Shahrol also highlighted how Najib as finance minister had approved just three days later 1MDB’s initial letter dated March 23, 2012 in relation to the first IPP takeover, noting that the speed “underscores the urgency that the government and the minister of finance is placing on this” deal.

Previously, Shahrol had spoken of how hasty timelines had seen 1MDB losing borrowed money, including how US$700 million of a US$1 billion “investment” was diverted to Good Star Limited, which he said did not know then belonged to Low.

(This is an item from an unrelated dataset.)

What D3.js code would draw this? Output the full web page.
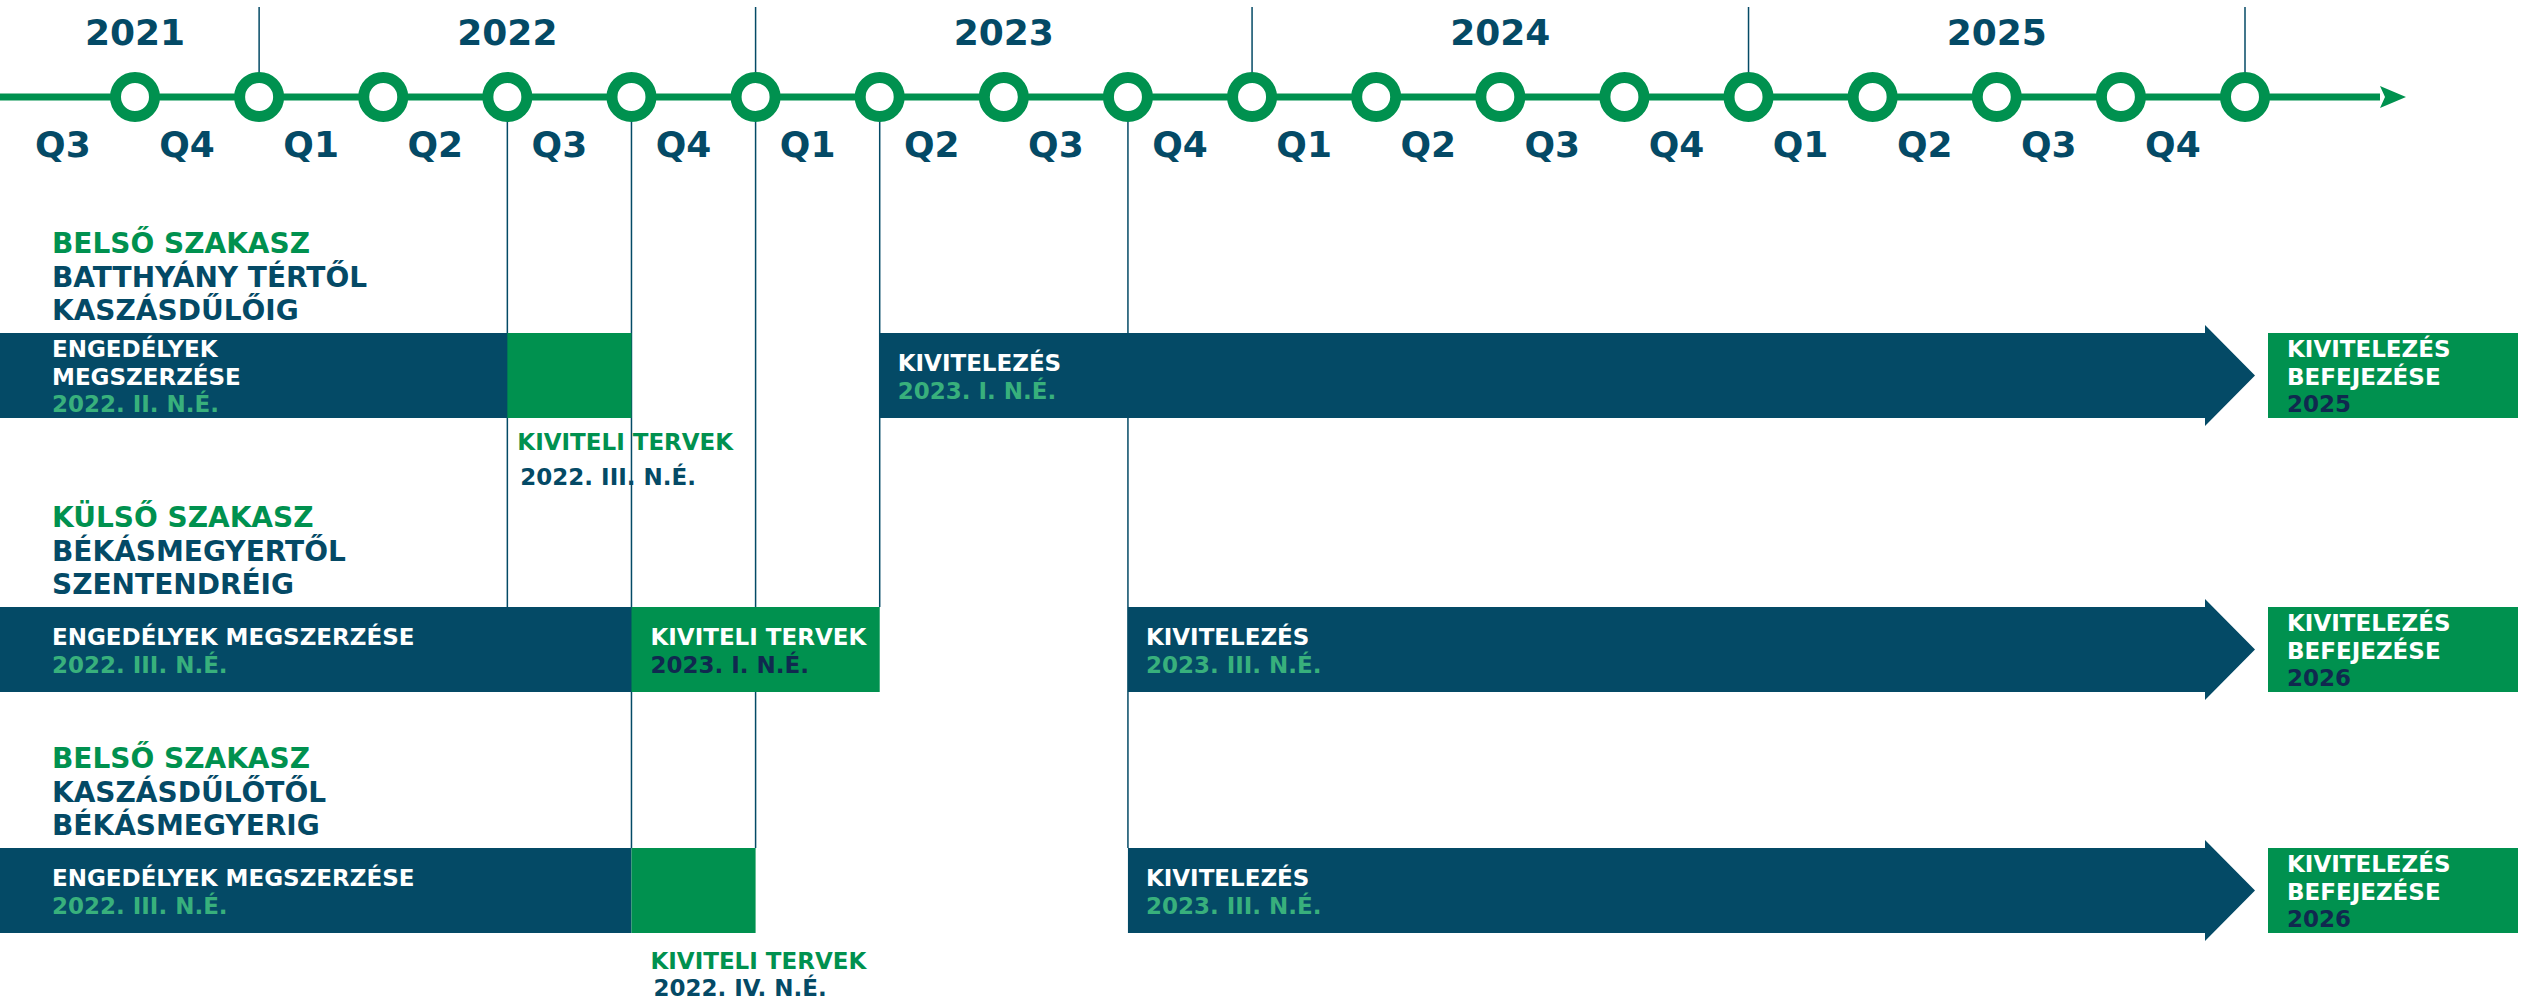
<!DOCTYPE html>
<html>
<head>
<meta charset="utf-8">
<script src="https://cdn.jsdelivr.net/npm/d3@7"></script>
<style>
  body { margin: 0; background: #fff; }
  svg text { font-family: 'DejaVu Sans', sans-serif; font-weight: bold; }
</style>
</head>
<body>
<svg id="chart" width="2526" height="1000"></svg>
<script>
// --- data ---
// quarter labels from 2021 Q3 to 2025 Q4
const quarters = ["Q3", "Q4", "Q1", "Q2", "Q3", "Q4", "Q1", "Q2", "Q3", "Q4",
                  "Q1", "Q2", "Q3", "Q4", "Q1", "Q2", "Q3", "Q4"];
const years = ["2021", "2022", "2023", "2024", "2025"];
const yearCenters = [1, 4, 8, 12, 16];   // in quarters since 2021 Q3
const yearBounds = [2, 6, 10, 14, 18];

const sections = [
    { tag: "BELSŐ SZAKASZ", lines: ["BATTHYÁNY TÉRTŐL", "KASZÁSDŰLŐIG"] },
    { tag: "KÜLSŐ SZAKASZ", lines: ["BÉKÁSMEGYERTŐL", "SZENTENDRÉIG"] },
    { tag: "BELSŐ SZAKASZ", lines: ["KASZÁSDŰLŐTŐL", "BÉKÁSMEGYERIG"] }
];

// permits phase (starts at left edge)
const permits = [
    { start: 0, end: 4, lines: ["ENGEDÉLYEK", "MEGSZERZÉSE"], date: "2022. II. N.É." },
    { start: 0, end: 5, lines: ["ENGEDÉLYEK MEGSZERZÉSE"], date: "2022. III. N.É." },
    { start: 0, end: 5, lines: ["ENGEDÉLYEK MEGSZERZÉSE"], date: "2022. III. N.É." }
];

// detailed plans phase
const designs = [
    { start: 4, end: 5, label: "KIVITELI TERVEK", date: "2022. III. N.É.", inside: false },
    { start: 5, end: 7, label: "KIVITELI TERVEK", date: "2023. I. N.É.", inside: true },
    { start: 5, end: 6, label: "KIVITELI TERVEK", date: "2022. IV. N.É.", inside: false }
];

// construction phase
const builds = [
    { start: 7, label: "KIVITELEZÉS", date: "2023. I. N.É." },
    { start: 9, label: "KIVITELEZÉS", date: "2023. III. N.É." },
    { start: 9, label: "KIVITELEZÉS", date: "2023. III. N.É." }
];

const finishLines = ["KIVITELEZÉS", "BEFEJEZÉSE"];
const finishYears = ["2025", "2026", "2026"];

// thin guides from the timeline down to a row (quarter, row index)
const guides = [
    { q: 4, row: 1 }, { q: 5, row: 2 }, { q: 6, row: 2 }, { q: 7, row: 1 }, { q: 9, row: 2 }
];

// --- layout ---
const NAVY = "#044a66", GREEN = "#00914f", LIGHT = "#38b07c", INK = "#10294f";
const axisY = 97;
const rowTops = [333, 607, 848];
const barH = 85;
const belowDx = [10, 0, 19];
const belowDy = [[32, 67], null, [36, 63]];

const svg = d3.select("#chart");
const x = d3.scaleLinear().domain([1, 18]).range([135, 2245]);

const tipX = x(18) + 10, headStart = x(18) - 40;
const boxX = x(18) + 23, boxW = 250;

// guides behind everything
svg.append("g").selectAll("line")
    .data(guides)
    .enter()
    .append("line")
    .attr("x1", d => x(d.q)).attr("x2", d => x(d.q))
    .attr("y1", axisY).attr("y2", d => rowTops[d.row])
    .attr("stroke", NAVY).attr("stroke-width", 1.5);

// year separators
svg.append("g").selectAll("line")
    .data(yearBounds)
    .enter()
    .append("line")
    .attr("x1", d => x(d)).attr("x2", d => x(d))
    .attr("y1", 7).attr("y2", axisY)
    .attr("stroke", NAVY).attr("stroke-width", 1.5);

// year labels
svg.append("g").selectAll("text")
    .data(years)
    .enter()
    .append("text")
    .attr("x", (d, i) => x(yearCenters[i]))
    .attr("y", 45)
    .attr("text-anchor", "middle")
    .attr("font-size", 36)
    .attr("fill", NAVY)
    .text(d => d);

// timeline arrow
svg.append("line")
    .attr("x1", 0).attr("x2", tipX + 125)
    .attr("y1", axisY).attr("y2", axisY)
    .attr("stroke", GREEN).attr("stroke-width", 7);
const ah = tipX + 151;
svg.append("path")
    .attr("d", `M${ah - 26},${axisY - 11} L${ah},${axisY} L${ah - 26},${axisY + 11} L${ah - 21},${axisY} Z`)
    .attr("fill", GREEN);

// quarter circles
svg.append("g").selectAll("circle")
    .data(d3.range(1, 19))
    .enter()
    .append("circle")
    .attr("cx", d => x(d)).attr("cy", axisY)
    .attr("r", 19.5)
    .attr("fill", "#fff")
    .attr("stroke", GREEN)
    .attr("stroke-width", 11);

// quarter labels
svg.append("g").selectAll("text")
    .data(quarters)
    .enter()
    .append("text")
    .attr("x", (d, i) => x(i + 0.5) - 10)
    .attr("y", 157)
    .attr("text-anchor", "middle")
    .attr("font-size", 36)
    .attr("fill", NAVY)
    .text(d => d);

// section titles
const titles = svg.append("g").selectAll("text")
    .data(sections)
    .enter()
    .append("text")
    .attr("font-size", 28)
    .attr("x", 52);
titles.append("tspan").attr("y", (d, i) => rowTops[i] - 80).attr("x", 52)
    .attr("fill", GREEN).text(d => d.tag);
titles.each(function (d, i) {
    d.lines.forEach((l, j) => {
        d3.select(this).append("tspan")
            .attr("x", 52).attr("y", rowTops[i] - 46 + j * 33)
            .attr("fill", NAVY).text(l);
    });
});

// helper for stacked text in a box
function stack(g, x0, top, items) {
    const ys = items.length === 3 ? [24, 52, 79] : [38, 66];
    items.forEach((it, j) => {
        g.append("text")
            .attr("x", x0).attr("y", top + ys[j])
            .attr("font-size", 23)
            .attr("fill", it.c)
            .text(it.t);
    });
}

// permits
permits.forEach((d, i) => {
    const g = svg.append("g");
    const x0 = d.start === 0 ? 0 : x(d.start);
    g.append("rect")
        .attr("x", x0).attr("y", rowTops[i])
        .attr("width", x(d.end) - x0).attr("height", barH)
        .attr("fill", NAVY);
    stack(g, 52, rowTops[i], d.lines.map(t => ({ t, c: "#fff" })).concat([{ t: d.date, c: LIGHT }]));
});

// designs
designs.forEach((d, i) => {
    const g = svg.append("g");
    g.append("rect")
        .attr("x", x(d.start)).attr("y", rowTops[i])
        .attr("width", x(d.end) - x(d.start)).attr("height", barH)
        .attr("fill", GREEN);
    if (d.inside) {
        stack(g, x(d.start) + 19, rowTops[i], [{ t: d.label, c: "#fff" }, { t: d.date, c: INK }]);
    } else {
        const bx = x(d.start) + belowDx[i], by = rowTops[i] + barH;
        g.append("text").attr("x", bx).attr("y", by + belowDy[i][0])
            .attr("font-size", 23).attr("fill", GREEN).text(d.label);
        g.append("text").attr("x", bx + 3).attr("y", by + belowDy[i][1])
            .attr("font-size", 23).attr("fill", NAVY).text(d.date);
    }
});

// construction arrows
builds.forEach((d, i) => {
    const g = svg.append("g");
    const t = rowTops[i], b = t + barH, m = t + barH / 2;
    g.append("path")
        .attr("d", `M${x(d.start)},${t} L${headStart},${t} L${headStart},${t - 8} L${tipX},${m}
                    L${headStart},${b + 8} L${headStart},${b} L${x(d.start)},${b} Z`)
        .attr("fill", NAVY);
    stack(g, x(d.start) + 18, t, [{ t: d.label, c: "#fff" }, { t: d.date, c: LIGHT }]);
});

// completion boxes
finishYears.forEach((yr, i) => {
    const g = svg.append("g");
    g.append("rect")
        .attr("x", boxX).attr("y", rowTops[i])
        .attr("width", boxW).attr("height", barH)
        .attr("fill", GREEN);
    stack(g, boxX + 19, rowTops[i], finishLines.map(t => ({ t, c: "#fff" })).concat([{ t: yr, c: INK }]));
});
</script>
</body>
</html>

Shahrol had also said how 1MDB had continued to borrow money for further investments after zero returns from the US$1 billion effort, with US$330 million of the new borrowings again channelled to Good Star with 1MDB not suspecting anything amiss then.

The alleged associates

Shahrol said Loo was formerly an officer in Low’s firm UBG and that he had asked Low if she could join 1MDB as he was impressed with her performance, while Geh was recommended by Low to join 1MDB.

Shahrol also said Goldman Sachs Asia’s then CEO Tim Leissner, who was involved in 1MDB’s IPP takeover deals, was Low’s friend.

Shahrol will continue testifying today in Najib’s trial, which is being heard before High Court judge Collin Lawrence Sequerah.

Najib’s ongoing 1MDB trial involves 25 criminal charges — four counts of abusing his position for his own financial benefit totalling almost RM2.3 billion allegedly originating from 1MDB and the resulting 21 counts of money-laundering.